Congrats!! That's awesome news!!


----------



## almondman (Aug 22, 2009)

Glad to hear they are all home!


----------



## Jasmeet Singh (Aug 13, 2012)

Yep its awesome news they were really hungry


----------



## kingdizon (Jan 14, 2013)

Jasmeet Singh said:


> Just locked up the last bird I FINALLY GOT THEM ALL BACK


Lol told you itd be alright. Glad to hear that...Now in a lil while you can fly them and you know theyll come back. Sweeet


----------



## Charis (Feb 11, 2007)

I'm glad you got your birds back....that was heart pounding.

Your loft is very cute and I can tell you worked very hard on it.
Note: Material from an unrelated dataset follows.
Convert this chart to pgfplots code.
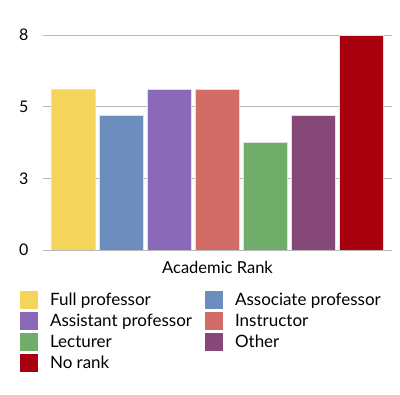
\documentclass[border=0pt]{standalone}
\usepackage{fontspec}
\setmainfont{Lato}
\usepackage{pgfplots}
\pgfplotsset{compat=1.18}
\definecolor{cfull}{RGB}{245,212,92}
\definecolor{cassoc}{RGB}{108,141,190}
\definecolor{cassist}{RGB}{138,106,184}
\definecolor{cinstr}{RGB}{210,108,102}
\definecolor{clect}{RGB}{112,172,106}
\definecolor{cother}{RGB}{134,72,118}
\definecolor{cnorank}{RGB}{168,0,14}
\begin{document}
\begin{tikzpicture}[x=1pt,y=1pt]
\path[use as bounding box] (-43,-145) rectangle (357,250);
\begin{axis}[
  at={(0,0)}, anchor=south west,
  scale only axis,
  width=349pt, height=215pt,
  xmin=-0.63, xmax=6.65,
  ymin=0, ymax=8,
  axis line style={draw=none},
  ytick={0,2.6667,5.3333,8},
  yticklabels={0,3,5,8},
  xtick=\empty,
  major tick length=0pt,
  ymajorgrids,
  grid style={draw=black!28, line width=0.8pt},
  yticklabel style={font=\fontsize{16}{18}\selectfont, xshift=-11pt},
  xlabel={Academic Rank},
  xlabel style={font=\fontsize{16.5}{19}\selectfont, at={(axis description cs:0.5,0)}, anchor=north, yshift=-8pt},
  ybar, bar width=44pt, bar shift=0pt,
  legend columns=2,
  legend cell align=left,
  legend style={draw=none, fill=none, at={(axis description cs:-0.075,-0.182)}, anchor=north west,
    font=\fontsize{17}{19}\selectfont,
    /tikz/every odd column/.append style={column sep=10pt},
    /tikz/every even column/.append style={column sep=11pt},
    row sep=3pt},
  legend image code/.code={\fill[#1,draw=none] (0pt,-9pt) rectangle (18pt,9pt);},
]
\addplot[fill=cfull, draw=black!12] coordinates {(0,6)};
\addplot[fill=cassoc, draw=black!12] coordinates {(1,5)};
\addplot[fill=cassist, draw=black!12] coordinates {(2,6)};
\addplot[fill=cinstr, draw=black!12] coordinates {(3,6)};
\addplot[fill=clect, draw=black!12] coordinates {(4,4)};
\addplot[fill=cother, draw=black!12] coordinates {(5,5)};
\addplot[fill=cnorank, draw=black!12] coordinates {(6,8)};
\legend{Full professor, Associate professor, Assistant professor, Instructor, Lecturer, Other, No rank}
\end{axis}
\end{tikzpicture}
\end{document}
I'd like to suggest one modification for the comfort of your birds. The hanging perch...if you can turn it so the pigeons have the widest part of the board, it would be more comfortable for their feet. I've found that pigeons like a flat surface that they don't need to grip with their feet.


----------



## Roger Siemens (Nov 12, 2011)

yay!!! glad to hear it, was thinking about you and your birds today glad you got them back.


----------



## Pijlover (May 5, 2010)

Jasmeet Singh said:


> Just locked up the last bird I FINALLY GOT THEM ALL BACK


Thats great news!!!
it gives you the courage to let them loose again, thats all the fun in these birds they fly & return home


----------



## Roger Siemens (Nov 12, 2011)

please post a picture of the birds in your new loft? i think everyone wants to see that


----------



## ThePigeonShack (Jun 14, 2012)

Roger Siemens said:


> please post a picture of the birds in your new loft? i think everyone wants to see that


I believe he has pix on his site


----------



## Pijlover (May 5, 2010)

There are images of new loft but no pictures with birds


----------



## Jasmeet Singh (Aug 13, 2012)

Birds just hanging out =] - The chain is for the door so its not in the loft...
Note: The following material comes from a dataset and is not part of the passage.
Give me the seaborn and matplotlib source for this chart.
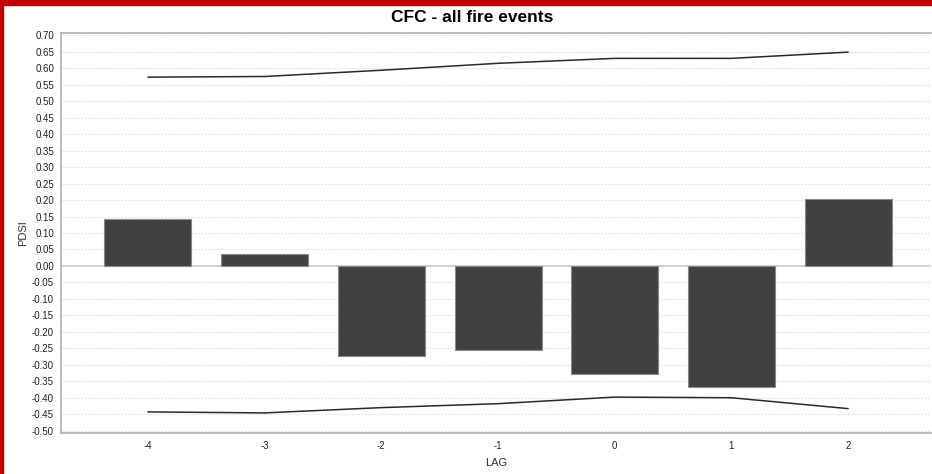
import matplotlib
matplotlib.use("Agg")
import matplotlib.pyplot as plt
import seaborn as sns
import pandas as pd
from matplotlib.patches import Rectangle

# Lag (years relative to fire event) and mean PDSI
lags = [-4, -3, -2, -1, 0, 1, 2]
pdsi = [0.142, 0.037, -0.273, -0.255, -0.328, -0.367, 0.204]
# Confidence bounds
upper = [0.573, 0.575, 0.594, 0.615, 0.630, 0.630, 0.649]
lower = [-0.443, -0.446, -0.430, -0.418, -0.398, -0.400, -0.433]

yticks = [round(-0.50 + 0.05 * i, 2) for i in range(25)]

df = pd.DataFrame({"LAG": lags, "PDSI": pdsi, "upper": upper, "lower": lower})

sns.set_style("white")
plt.rcParams["font.family"] = ["Liberation Sans", "DejaVu Sans"]

fig = plt.figure(figsize=(9.32, 4.74), dpi=100)
ax = fig.add_axes([61 / 932, 1 - 433 / 474, 870 / 932, 400 / 474])

# frame border
fig.patches.append(Rectangle((0, 1 - 5 / 474), 1, 5 / 474, transform=fig.transFigure,
                             color="#c00000", zorder=10))
fig.patches.append(Rectangle((0, 0), 2.5 / 932, 1, transform=fig.transFigure,
                             color="#c00000", zorder=10))

for t in yticks:
    if abs(t) > 1e-9:
        ax.axhline(t, color="#dedede", lw=0.8, ls=(0, (1.5, 1.5)), zorder=0)
ax.axhline(0, color="#c8c8c8", lw=1.2, zorder=1)

sns.barplot(data=df, x="LAG", y="PDSI", native_scale=True, width=0.745,
            color="#404040", saturation=1, edgecolor="#8a8a8a", linewidth=0.8,
            ax=ax, zorder=2)
sns.lineplot(data=df, x="LAG", y="upper", color="#2a2a2a", lw=1.1, ax=ax, zorder=3)
sns.lineplot(data=df, x="LAG", y="lower", color="#2a2a2a", lw=1.1, ax=ax, zorder=3)

ax.set_xlim(-4.745, 2.71)
ax.set_ylim(-0.507, 0.707)
ax.set_yticks(yticks)
ax.set_yticklabels([f"{t:.2f}" for t in yticks], fontsize=7)
ax.set_xticks(lags)
ax.set_xticklabels([str(v) for v in lags], fontsize=7)
ax.tick_params(axis="both", length=2, width=0.8, color="#999999", pad=3, labelcolor="#222222")
ax.tick_params(axis="x", pad=4)

for side in ("left", "bottom", "top"):
    ax.spines[side].set_color("#b0b0b0")
    ax.spines[side].set_linewidth(1.2)
ax.spines["right"].set_visible(False)

ax.set_xlabel("LAG", fontsize=8, color="#333333", labelpad=5)
ax.set_ylabel("PDSI", fontsize=8, color="#333333", labelpad=3)
fig.text(472 / 932, 1 - 18 / 474, "CFC - all fire events", ha="center", va="center",
         fontsize=12.5, fontweight="bold", color="#000000")

fig.savefig("out.png", dpi=100)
took out the hanging perch









hanging out in the aviary


----------



## kingdizon (Jan 14, 2013)

That pied splash and the blue bar below it are gorgeous, I like the pyramid v-perch set up you have. Cool pic with them all in the aviary.


----------



## Jasmeet Singh (Aug 13, 2012)

Thx and dat blue bar is huge for a young bird i mean like double the size of a normal blue bar i have =]


----------



## kingdizon (Jan 14, 2013)

Jasmeet Singh said:


> Thx and dat blue bar is huge for a young bird i mean like double the size of a normal blue bar i have =]
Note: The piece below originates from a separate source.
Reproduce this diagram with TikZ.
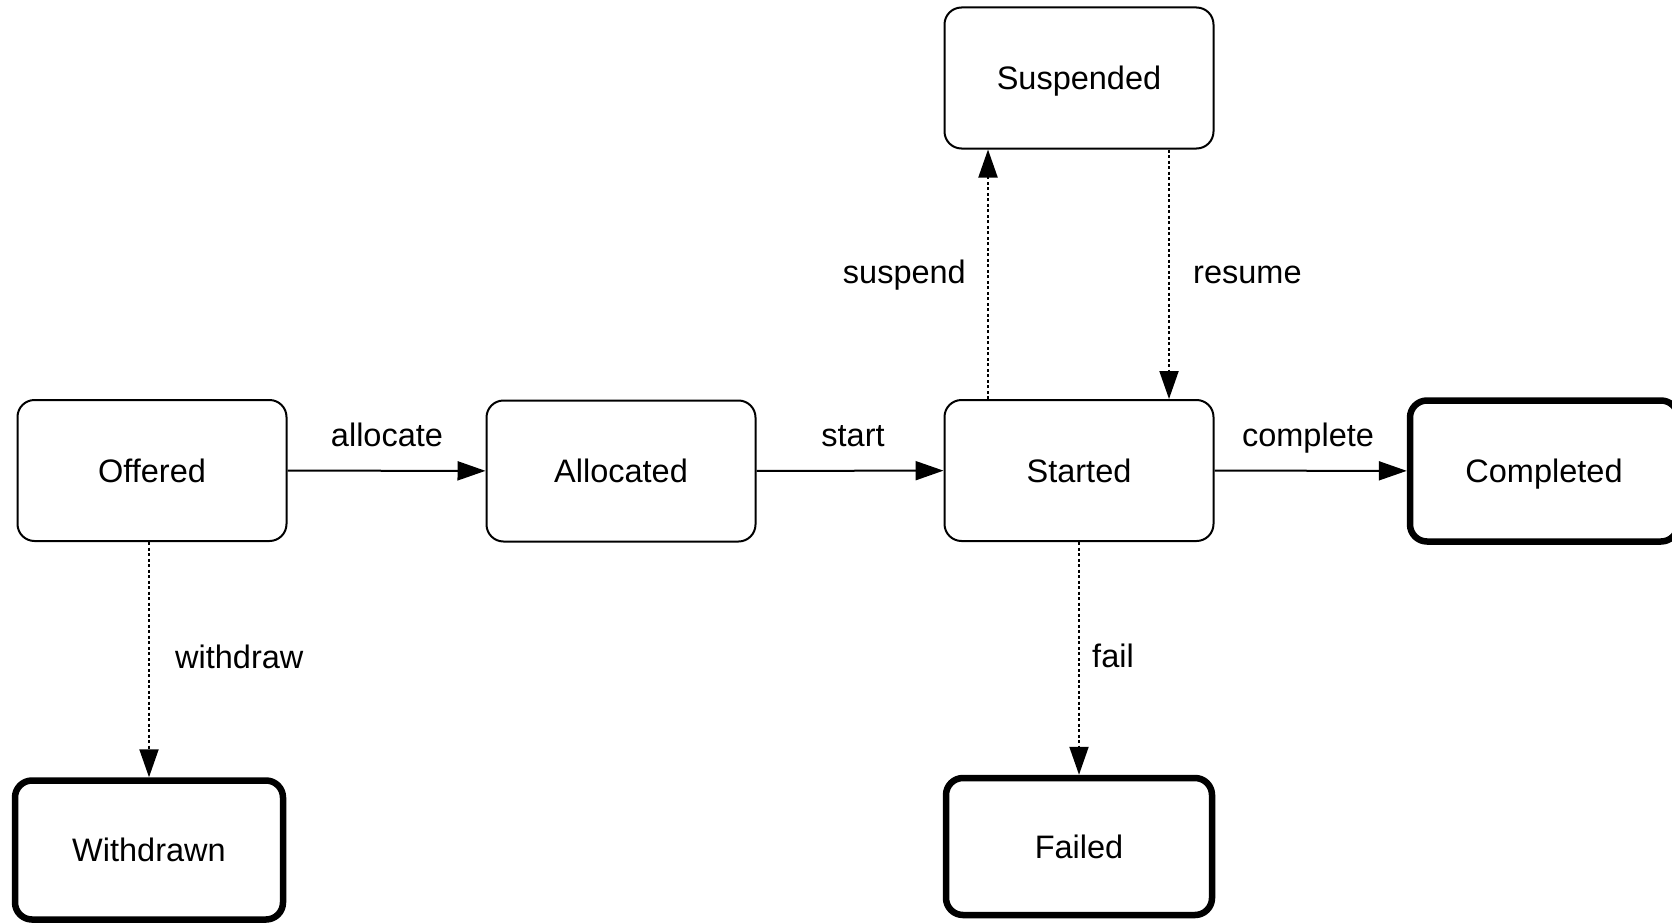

LOL i noticed! he looks well formed and confident. He's cool. Youknow Jasmeet i just might have to request a baby from him when you start breeding,LOL


----------



## ThePigeonShack (Jun 14, 2012)

Hey Bud, your set up looks very nice..

Good job with your project


----------



## nancybird (Jan 30, 2011)

It looks like you have a very nice set up.


----------



## Jason Heidlauf (Apr 2, 2012)

nice loft..


----------



## Jasmeet Singh (Aug 13, 2012)

Thx everyone and king I'll send u some birds off of him lol if
U need any


----------



## kingdizon (Jan 14, 2013)

Jasmeet Singh said:


> Thx everyone and king I'll send u some birds off of him lol if
> U need any


Lol not at the moment im still trying to get this 10x10 kennel and breeding boxes so I can have more than 6 birds besides I can wait for the birds from him

But hey if you or anyone you know wouldnt mind having a mixed tumbler from the pair below in my signature let me know. I know theyd be impossible to get rid of but i know they are gonna be some good flyers. Lol I think every fancier needs at least one fancy bird..youknow, for fun and entertainment


----------



## Jasmeet Singh (Aug 13, 2012)

Alright I'll let u know… im going to get a couple of satinettes soon don't need any other fancy birds and I wouldn't be able to pay the shipping anyways lol but I'll see if anyone wants them


----------



## kingdizon (Jan 14, 2013)

Right on Jasmeet thanks a lot man. And who knows, if you see them when theyre born and grown and you want one, because of your age(which is an advantage in this case) ill just send you one free of charge


----------



## Jasmeet Singh (Aug 13, 2012)

Thx if that's the case I'll try to make more room in my loft lol


----------



## kingdizon (Jan 14, 2013)

Jasmeet Singh said:


> Thx if that's the case I'll try to make more room in my loft lol


Lol cool just make sure if you do it doesnt go around breeding with anyone,


----------



## Jasmeet Singh (Aug 13, 2012)

Alright I'll try


----------



## nancybird (Jan 30, 2011)

It sounds like you are getting things together nicely.


----------



## Roger Siemens (Nov 12, 2011)

great to see the birds in your new loft , looking great thanks for showing them to us. the pied looks great but i like the odd colours


----------



## Jasmeet Singh (Aug 13, 2012)

Thx guys


----------